Клава сидела, как истукан, еще не осознав, что происходит. Мужчины уже вломились в комнату, «лунатик» улыбался у дверей, а слесарь по-свойски протопал к столу и водрузил на него бутылки.
— Торт оставь! — скомандовала Томка, сбрасывая пальто на пол. — Он тебе не по зубам, а мы враз схрумкаем.
— Да, да, извините, это лишнее, конечно, лишнее…
Руки Липатии тряслись, все в них прыгало и брякало, и этот звук полной растерянности, абсолютного бессилия и покорности одновременно пробудил Клаву. Она опомнилась вдруг, мгновенно и тут же вскочила.
— Вон.
Она сказала шепотом, но так, что все замолчали. И оравшая Томка, и приплясывающий, уже изрядно принявший слесарь, и дрожащая Липатия, и «лунатик» у дверей. Все стихло разом. Клава хотела крикнуть, но крикнуть не удалось, потому что ей опять сдавило горло. Тогда она схватила бутылку за горлышко и метнула ее, как гранату, в распахнутую дверь. Бутылка со звоном разлетелась в мокрые дребезги, а Клава схватила вторую бутылку и швырнула ее туда же.
— Стерва-а!.. — завопила Тамара.
Сбила с ног, навалилась, визжала, царапалась и ругалась скверно и громко. Клава отбивалась, как могла, кто-то их растаскивал, кто-то поднимал ее с пола. Она успела заметить, что «лунатик» в обхват держит плюющую Томку, и тут слесарь, по-мясницки хакнув, врезал Клаве твердым, как полено, кулачищем. Всё завертелось, Клава начала оседать, опрокидываясь в бездну, и последнее, что она увидела, так это как Липатия с противоестественной частотой лупит слесаря кофейником и кофейная гуща растекается по красной слесаревой физиономии…
9
На следующее утро Клава пришла на работу заштукатуренной. Несмотря на то что встала она на час раньше и весь этот час вместе с Липатией трудилась над гримом, синяк просвечивал, как темное прошлое. Кое-как объяснив любознательным, что упала со стула, Клава забилась в свой угол и начала усердно трудиться, не зажигая света, хотя было темновато. Она наивно рассчитывала отсидеться тут, как в норе, но уже через час была востребована. Струхнув более обычного, Клава покорно направилась в кабинет, но, к великому ее удивлению, начальница была на редкость мила, добродушна и ласкова. Задала несколько вопросов по делу, сердечно поговорила о погоде и отпустила с миром. А отпустив, вызвала Веронику Прокофьевну.

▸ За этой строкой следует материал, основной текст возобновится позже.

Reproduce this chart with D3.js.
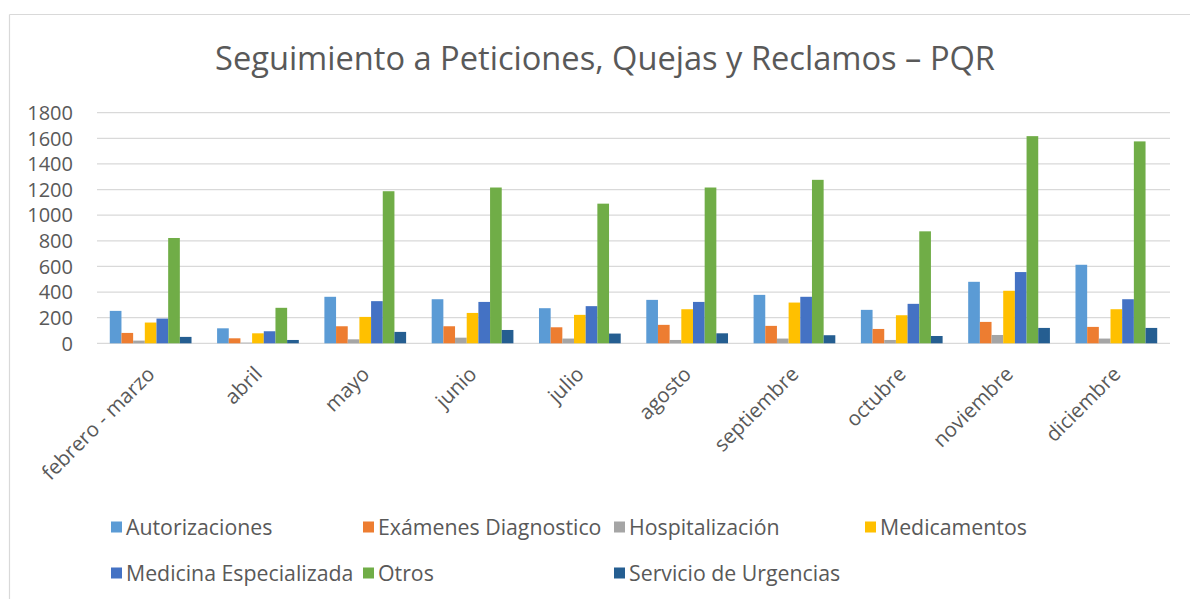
<!DOCTYPE html>
<html>
<head>
<meta charset="utf-8">
<script src="https://cdn.jsdelivr.net/npm/d3@7"></script>
<style>
  body { margin: 0; background: #fff; }
  text { font-family: "Open Sans", "DejaVu Sans", sans-serif; fill: #595959; }
</style>
</head>
<body>
<script>
// Data
var months = ["febrero - marzo", "abril", "mayo", "junio", "julio", "agosto",
              "septiembre", "octubre", "noviembre", "diciembre"];
var seriesNames = ["Autorizaciones", "Exámenes Diagnostico", "Hospitalización", "Medicamentos",
                   "Medicina Especializada", "Otros", "Servicio de Urgencias"];
var autorizaciones = [253, 117, 363, 344, 274, 339, 378, 261, 480, 613];
var examenes       = [81, 39, 133, 133, 125, 144, 136, 112, 167, 128];
var hospitalizacion = [21, 5, 31, 44, 37, 26, 37, 26, 65, 37];
var medicamentos   = [162, 78, 206, 237, 222, 266, 318, 219, 410, 266];
var medicinaEsp    = [193, 94, 329, 323, 290, 323, 363, 308, 556, 344];
var otros          = [822, 277, 1187, 1216, 1090, 1216, 1276, 874, 1617, 1576];
var urgencias      = [50, 26, 89, 104, 76, 78, 63, 57, 120, 120];
var yTicks = [0, 200, 400, 600, 800, 1000, 1200, 1400, 1600, 1800];

var colors = ["#5B9BD5", "#ED7D31", "#A5A5A5", "#FFC000", "#4472C4", "#70AD47", "#255E91"];
var allSeries = [autorizaciones, examenes, hospitalizacion, medicamentos, medicinaEsp, otros, urgencias];

//Width and height
var w = 1190;
var h = 599;

var svg = d3.select("body")
            .append("svg")
            .attr("width", w)
            .attr("height", h);

// chart frame (cropped on right and bottom)
svg.append("line")
    .attr("x1", 9.5).attr("y1", 14.5).attr("x2", w).attr("y2", 14.5)
    .style("stroke", "#d9d9d9").style("stroke-width", 1.2);
svg.append("line")
    .attr("x1", 9.5).attr("y1", 14.5).attr("x2", 9.5).attr("y2", h)
    .style("stroke", "#d9d9d9").style("stroke-width", 1.2);

//Title
svg.append("text")
    .text("Seguimiento a Peticiones, Quejas y Reclamos – PQR")
    .attr("x", 605)
    .attr("y", 70)
    .attr("text-anchor", "middle")
    .attr("textLength", 780)
    .attr("lengthAdjust", "spacingAndGlyphs")
    .style("font-size", "33px");

var x0 = d3.scaleBand()
    .domain(months)
    .range([97, 1170]);

var x1 = d3.scaleBand()
    .domain(d3.range(seriesNames.length))
    .range([0, x0.bandwidth()])
    .paddingOuter(1.095);

var y = d3.scaleLinear()
    .domain([0, 1800])
    .range([343.3, 112.7]);

//gridlines
svg.selectAll("line.grid")
    .data(yTicks)
    .enter()
    .append("line")
    .attr("class", "grid")
    .attr("x1", 97)
    .attr("x2", 1170)
    .attr("y1", function(d) { return y(d); })
    .attr("y2", function(d) { return y(d); })
    .style("stroke", "#d9d9d9")
    .style("stroke-width", 1.3);

//y labels
svg.selectAll("text.ytick")
    .data(yTicks)
    .enter()
    .append("text")
    .attr("class", "ytick")
    .attr("x", 73)
    .attr("y", function(d) { return y(d); })
    .attr("dy", "0.36em")
    .attr("text-anchor", "end")
    .style("font-size", "20px")
    .text(function(d) { return d; });

//bars
var groups = svg.selectAll("g.month")
    .data(months)
    .enter()
    .append("g")
    .attr("class", "month")
    .attr("transform", function(d) { return "translate(" + x0(d) + ",0)"; });

groups.selectAll("rect")
    .data(function(d, i) {
        return allSeries.map(function(s, k) { return {k: k, v: s[i]}; });
    })
    .enter()
    .append("rect")
    .attr("x", function(d) { return x1(d.k); })
    .attr("width", x1.bandwidth())
    .attr("y", function(d) { return y(d.v); })
    .attr("height", function(d) { return y(0) - y(d.v); })
    .style("fill", function(d) { return colors[d.k]; });

//x labels, rotated
svg.selectAll("text.xtick")
    .data(months)
    .enter()
    .append("text")
    .attr("class", "xtick")
    .attr("text-anchor", "end")
    .attr("transform", function(d) {
        return "translate(" + (x0(d) + x0.bandwidth() / 2 - 5) + ",365) rotate(-45)";
    })
    .attr("dy", "0.72em")
    .style("font-size", "20.5px")
    .text(function(d) { return d; });

//legend
var legX = [111, 363, 614, 865];
var legY = [527, 573];
var legend = svg.selectAll("g.leg")
    .data(seriesNames)
    .enter()
    .append("g")
    .attr("class", "leg")
    .attr("transform", function(d, i) {
        return "translate(" + legX[i % 4] + "," + legY[Math.floor(i / 4)] + ")";
    });

legend.append("rect")
    .attr("x", 0)
    .attr("y", -5.5)
    .attr("width", 11)
    .attr("height", 11)
    .style("fill", function(d, i) { return colors[i]; });

legend.append("text")
    .attr("x", 15)
    .attr("y", 0)
    .attr("dy", "0.36em")
    .style("font-size", "21.3px")
    .text(function(d) { return d; });
</script>
</body>
</html>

— Синяк. Уточните, в каком дебоше. И давайте лекцию, пока доказательства на лице.
Людмила Павловна спешила, так как неизвестный благодетель с мужественным баритоном признался, что волынить с письмом более не в силах. То ли инспектирующие перешли в атаку, то ли просто набивал себе цену; как бы там ни было, а тучи сгущались. К этому времени Галина Сергеевна наконец-то душевно поговорила с Наташей Разведенной и выяснила, что в тоске она, хоть стреляйся, ибо нет у нее никакой возможности получить собственные квадратные метры. Это обстоятельство так заинтересовало Людмилу Павловну, что она рискнула обеспокоить самого Вилена Трофимыча, которого до сей поры берегла на самый крайний случай.
— Вилен Трофимыч, солнышко ты наше, выручай. Приперли твою однокашницу, и спасти может только однокомнатная квартира…

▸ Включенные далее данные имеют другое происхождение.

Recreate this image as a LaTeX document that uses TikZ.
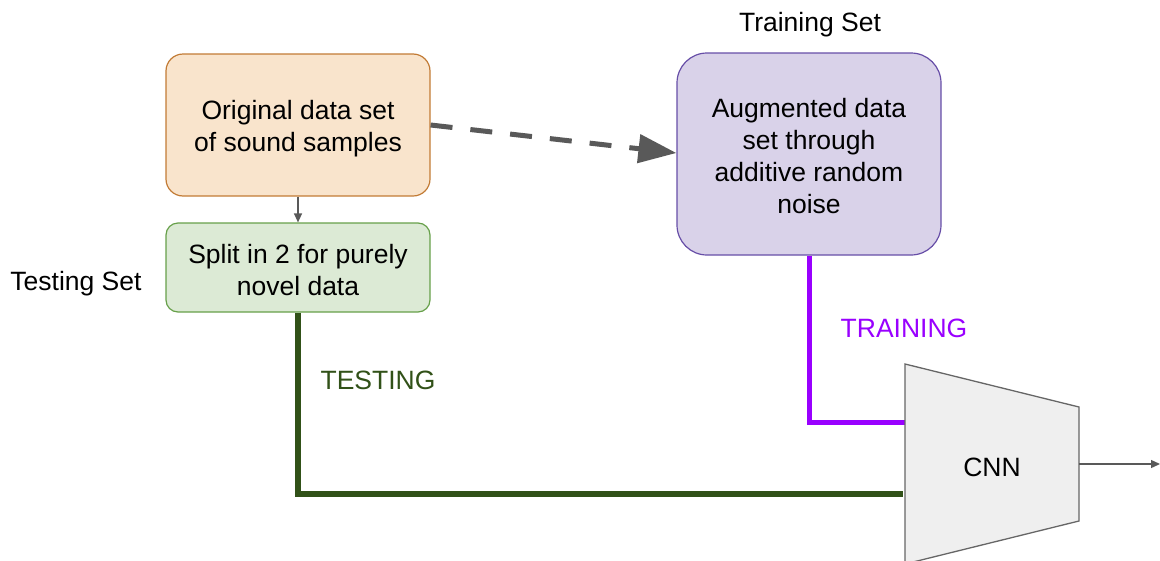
\documentclass[tikz,border=0pt]{standalone}
\usepackage{fontspec}
\setmainfont{Liberation Sans}
\usetikzlibrary{arrows.meta}
\definecolor{origfill}{HTML}{F9E4CC}
\definecolor{origdraw}{HTML}{C27B35}
\definecolor{splitfill}{HTML}{DCEAD5}
\definecolor{splitdraw}{HTML}{67A04A}
\definecolor{augfill}{HTML}{D9D2E9}
\definecolor{augdraw}{HTML}{674EA7}
\definecolor{trainc}{HTML}{9900FF}
\definecolor{testc}{HTML}{315118}
\definecolor{arrowgray}{HTML}{595959}
\definecolor{cnnfill}{HTML}{EFEFEF}
\definecolor{cnndraw}{HTML}{666666}
% extra room above the first text line, which lowers the text inside a box
\newcommand{\toproom}[1]{\rule{0pt}{#1}}
\tikzset{
  lbl/.style={font=\fontsize{26.5}{32}\selectfont, align=center, inner sep=0pt},
  box/.style={lbl, draw, line width=1.2pt},
  thinarrow/.style={draw=arrowgray, line width=1.3pt, -{Triangle[length=9pt,width=8pt]}},
}
\begin{document}
\begin{tikzpicture}[x=1pt,y=-1pt]
\useasboundingbox (0,0) rectangle (1160,560);

% data boxes
\node[box, fill=origfill, draw=origdraw, minimum width=264pt, minimum height=142pt,
      rounded corners=17pt] (orig) at (298,125) {\toproom{26pt}Original data set\\of sound samples};
\node[box, fill=splitfill, draw=splitdraw, minimum width=264pt, minimum height=89pt,
      rounded corners=12pt] (split) at (298,267.5) {\toproom{24pt}Split in 2 for purely\\novel data};
\node[box, fill=augfill, draw=augdraw, minimum width=264pt, minimum height=202pt,
      rounded corners=30pt] (aug) at (809,154) {\toproom{24pt}Augmented data\\set through\\additive random\\noise};

% set captions
\node[lbl] (trainset) at (810,25) {Training Set};
\node[lbl] (testset) at (76,284) {Testing Set};

% CNN block
\coordinate (cnnA) at (905,364);
\coordinate (cnnB) at (1079,407);
\coordinate (cnnC) at (1079,521);
\coordinate (cnnD) at (905,564);
\coordinate (trainin) at (905,422);
\coordinate (testin) at (903,494);
\coordinate (cnnout) at (1079,464);
\coordinate (result) at (1160,464);

% connectors
\draw[thinarrow] (orig.south) -- (split.north);
\draw[draw=arrowgray, line width=5pt, dash pattern=on 22pt off 18pt,
      -{Triangle[length=38pt,width=28pt]}] (orig.east |- 0,125) -- (aug.west |- 0,153);
\draw[draw=trainc, line width=5pt] (aug.south) |- (trainin);
\draw[draw=testc, line width=6pt] (split.south) |- (testin);

\filldraw[fill=cnnfill, draw=cnndraw, line width=1.3pt]
  (cnnA) -- (cnnB) -- (cnnC) -- (cnnD) -- cycle;
\node[lbl] (cnn) at (992,467) {CNN};
\draw[thinarrow] (cnnout) -- (result);

% path labels
\node[lbl, text=trainc] (trainlbl) at (904,328) {TRAINING};
\node[lbl, text=testc] (testlbl) at (378,380) {TESTING};
\end{tikzpicture}
\end{document}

Долго вздыхал Вилен Трофимыч, пугал ревизорами, ломался и маялся. И все же столковались, когда Людмила Павловна намекнула насчет МГИМО: у Трофимыча балбес в дипломаты рвался, но аттестат его тянул максимум на администратора в кинотеатре средней руки.
— Ты гарантируешь — я гарантирую. По-деловому, Трофимыч.